I am not normal.
I've faked normal. I've faked competent. I've faked pretty, and quiet, and emotionally sturdy and low-key.
Inside the heart of a 'over-achiever' there is nothing. There is a bland, dull ache of a flat grey sea. Because I felt like nothing, I had to constantly be "doing something."Achievements were once my currency. I collected them like other women collect new shoes. There was always some interesting humanitarian project I was involved in, or some new art flick I wanted to talk about.
I couldn't talk about myself. I didn't know myself.
I couldn't talk about you. I was sort of afraid to have intimacy with you. You might discover that I'm a big fat fraud and reject me.
I couldn't be silent, next to you. Because silence is stillness. Silence is holy.
So I had to talk. I had to talk a lot. I had to talk about some grand-big-gigantically important idea that would mutually engulf the both of us. I had a lot of big ideas. I had a lot of late night chats over steaming cups of coffee.
When I was 25, I stumbled upon the biggest idea of all time--God.
God somehow makes everything very small. Very still. Very intimate.
I know that God cares about what type of linoleum my husband and I chose for our kitchen floor. The Incarnation is that "nitty gritty" about all the little details of my life.
Right now, I'm doing some major soul gardening. The little tricks. The little sins. The little lies I tell myself don't work anymore. The little coping tricks are gone. I've cut out getting angry at others as a distraction from my grief. I've cut out over-spending. I've cut out distraction with work, volunteer activities, and busy-body friendships.
It's just me.
When its just me--and not the glittery stuff that distracts me from looking inside myself--I'm finally able to feel. Most of my first feelings are not happy, right now. Most of my first feelings are grief.
It's good, this grief. It's holy. It's healing. It got me to buy a cello--I could tell you exactly how I felt in the 4th grade when I learned that Orchestra Class had started without me. The tears that I cry are little hidden pieces of me that are coming back up to the surface.
I wish this wasn't the place where I am at age 38, while I'm the CFO of a small nation of little ones. But my cross is my cross. I didn't choose it. I can only choose to carry it well.
I didn't get to cry at 4. I didn't get to cry at 14 or 18. When I was 20, I flew off the handle into some mortal sin and lost my connection to the Holy Spirit. At 25, I came back to God in humility. At 28, I entered the Catholic Church.
Ten years. It's taken ten year to get down to this level of vulnerability to say to God "Do you really love me for me alone? And not for what I can do for you?"
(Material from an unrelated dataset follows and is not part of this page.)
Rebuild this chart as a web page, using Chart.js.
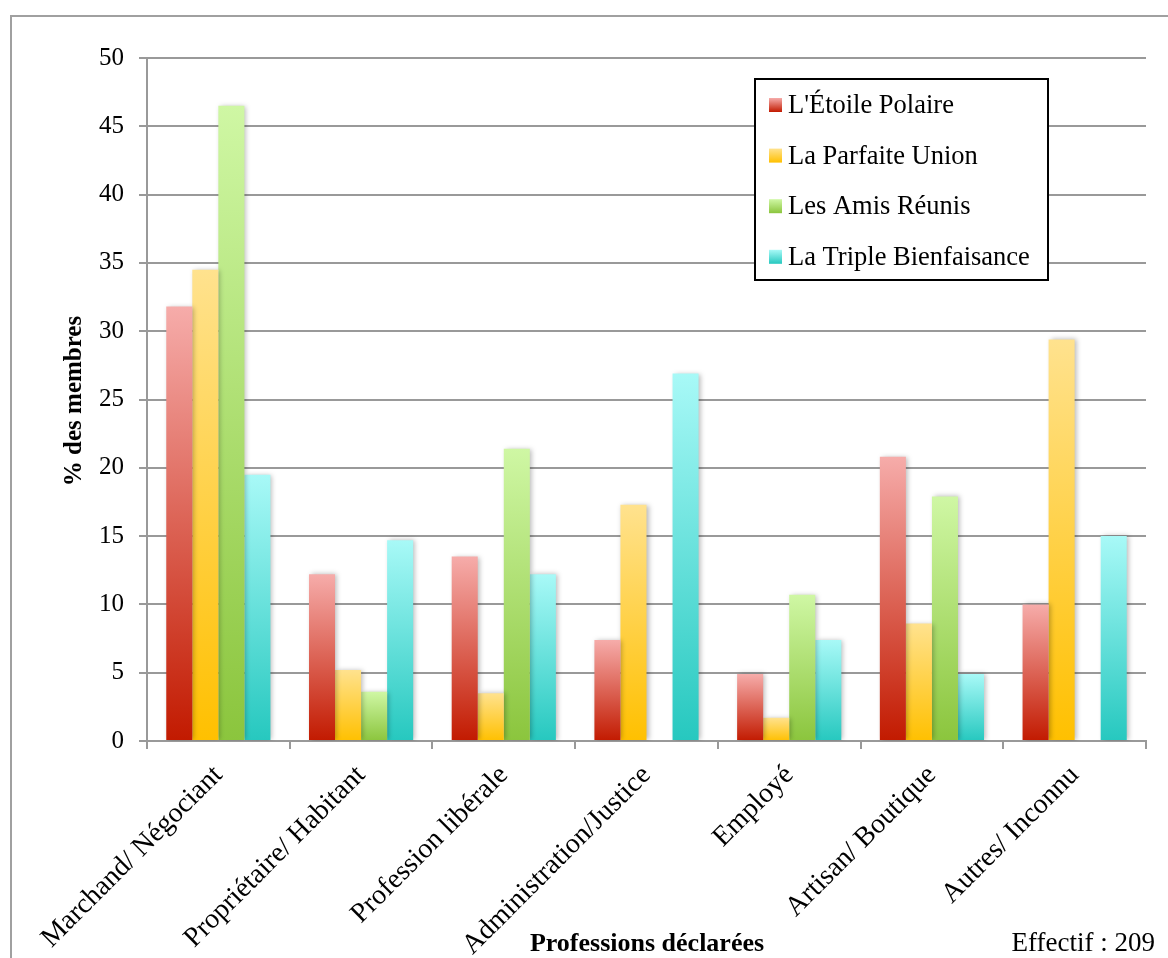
<!DOCTYPE html>
<html>
<head>
<meta charset="utf-8">
<script src="https://cdn.jsdelivr.net/npm/chart.js@4.4.1/dist/chart.umd.min.js"></script>
<style>
  body { margin: 0; background: #fff; }
  canvas { display: block; }
</style>
</head>
<body>
<canvas id="chart" width="1168" height="958"></canvas>
<script>
const categories = ['Marchand/ Négociant', 'Propriétaire/ Habitant', 'Profession libérale',
  'Administration/Justice', 'Employé', 'Artisan/ Boutique', 'Autres/ Inconnu'];
const seriesNames = ["L'Étoile Polaire", 'La Parfaite Union', 'Les Amis Réunis', 'La Triple Bienfaisance'];
const etoilePolaire = [31.8, 12.2, 13.5, 7.4, 4.9, 20.8, 10.0];
const parfaiteUnion = [34.5, 5.2, 3.5, 17.3, 1.7, 8.6, 29.4];
const amisReunis = [46.5, 3.6, 21.4, 0, 10.7, 17.9, 0];
const tripleBienfaisance = [19.5, 14.7, 12.2, 26.9, 7.4, 4.9, 15.0];
const yMin = 0, yMax = 50, yStep = 5;

// light (top) and dark (bottom) colour for each series
const colors = [
  ['#F6ACAA', '#C21A00'],
  ['#FFE28E', '#FFC000'],
  ['#CFF7A4', '#8BC53D'],
  ['#A8F9F7', '#26C8BF']
];

const FONT = "'Liberation Serif', 'DejaVu Serif', serif";

function barGradient(i) {
  return (ctx) => {
    const chart = ctx.chart;
    if (!chart.chartArea || ctx.type !== 'data') return colors[i][1];
    const y = chart.scales.y;
    const top = y.getPixelForValue(ctx.raw);
    const bottom = y.getPixelForValue(0);
    if (bottom - top < 1) return colors[i][1];
    const g = chart.ctx.createLinearGradient(0, top, 0, bottom);
    g.addColorStop(0, colors[i][0]);
    g.addColorStop(1, colors[i][1]);
    return g;
  };
}

const barShadow = {
  id: 'barShadow',
  beforeDatasetsDraw(chart) {
    const c = chart.ctx;
    c.save();
    c.shadowColor = 'rgba(0,0,0,0.28)';
    c.shadowBlur = 5;
    c.shadowOffsetX = 2;
    c.shadowOffsetY = 0;
  },
  afterDatasetsDraw(chart) {
    chart.ctx.restore();
  }
};

const decorations = {
  id: 'decorations',
  beforeDraw(chart) {
    const c = chart.ctx;
    c.save();
    c.strokeStyle = '#a0a0a0';
    c.lineWidth = 2;
    c.beginPath();
    c.moveTo(11, 958);
    c.lineTo(11, 16);
    c.lineTo(1168, 16);
    c.stroke();
    c.restore();
  },
  afterDraw(chart) {
    const c = chart.ctx;
    c.save();
    // legend box
    c.fillStyle = '#fff';
    c.fillRect(755, 79, 293, 201);
    c.strokeStyle = '#000';
    c.lineWidth = 2;
    c.strokeRect(755, 79, 293, 201);
    c.font = '26.5px ' + FONT;
    c.textBaseline = 'middle';
    c.textAlign = 'left';
    seriesNames.forEach((name, i) => {
      const y = 105 + i * 50.6;
      const g = c.createLinearGradient(0, y - 7, 0, y + 7);
      g.addColorStop(0, colors[i][0]);
      g.addColorStop(1, colors[i][1]);
      c.fillStyle = g;
      c.fillRect(769, y - 7, 13, 14);
      c.fillStyle = '#000';
      c.fillText(name, 788, y + 1);
    });
    // axis titles
    c.font = 'bold 26px ' + FONT;
    c.textAlign = 'center';
    c.fillText('Professions déclarées', 647, 944);
    c.font = 'bold 25px ' + FONT;
    c.translate(75, 401);
    c.rotate(-Math.PI / 2);
    c.fillText('% des membres', 0, 0);
    c.restore();
    c.save();
    c.font = '27px ' + FONT;
    c.textAlign = 'right';
    c.textBaseline = 'middle';
    c.fillStyle = '#000';
    c.fillText('Effectif : 209', 1155, 944);
    c.restore();
  }
};

const seriesData = [etoilePolaire, parfaiteUnion, amisReunis, tripleBienfaisance];

new Chart(document.getElementById('chart'), {
  type: 'bar',
  data: {
    labels: categories,
    datasets: seriesData.map((d, i) => ({
      label: seriesNames[i],
      data: d,
      backgroundColor: barGradient(i),
      borderWidth: 0,
      categoryPercentage: 0.73,
      barPercentage: 1.0
    }))
  },
  options: {
    responsive: false,
    animation: false,
    devicePixelRatio: 1,
    layout: { padding: { top: 58, right: 22, left: 0, bottom: 0 } },
    plugins: {
      legend: { display: false },
      tooltip: { enabled: false }
    },
    scales: {
      x: {
        afterFit(scale) { scale.height = 217; },
        grid: {
          offset: true,
          drawOnChartArea: false,
          drawTicks: true,
          tickLength: 8,
          color: '#999',
          lineWidth: 2
        },
        border: { color: '#999', width: 2 },
        ticks: {
          color: '#000',
          font: { family: FONT, size: 28 },
          minRotation: 45,
          maxRotation: 45,
          autoSkip: false,
          padding: 10
        }
      },
      y: {
        min: yMin,
        max: yMax,
        afterFit(scale) { scale.width = 147; },
        grid: { color: '#999', lineWidth: 2, tickLength: 8 },
        border: { color: '#999', width: 2 },
        ticks: {
          stepSize: yStep,
          color: '#000',
          font: { family: FONT, size: 25 },
          padding: 15
        }
      }
    }
  },
  plugins: [barShadow, decorations]
});
</script>
</body>
</html>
He keeps saying yes! He gave me a cello. He gave me fresh Madelines I now bake from our oven. He gave me a husband who rubs my head and tells me I'm gorgeous in little notes on our breakfast table. "In the midst of my affliction, my cup overflowth."
I think the hardest thing about stay-at-home motherhood is the mental cross. It's not the pregnancy. It's not the nursing. It's the nakedness of being alone with the Infant Jesus, day in and day out--no distractions. No award dinners. No funny jokes with co-workers around the water cooler. Day in, day out. Intimacy with God.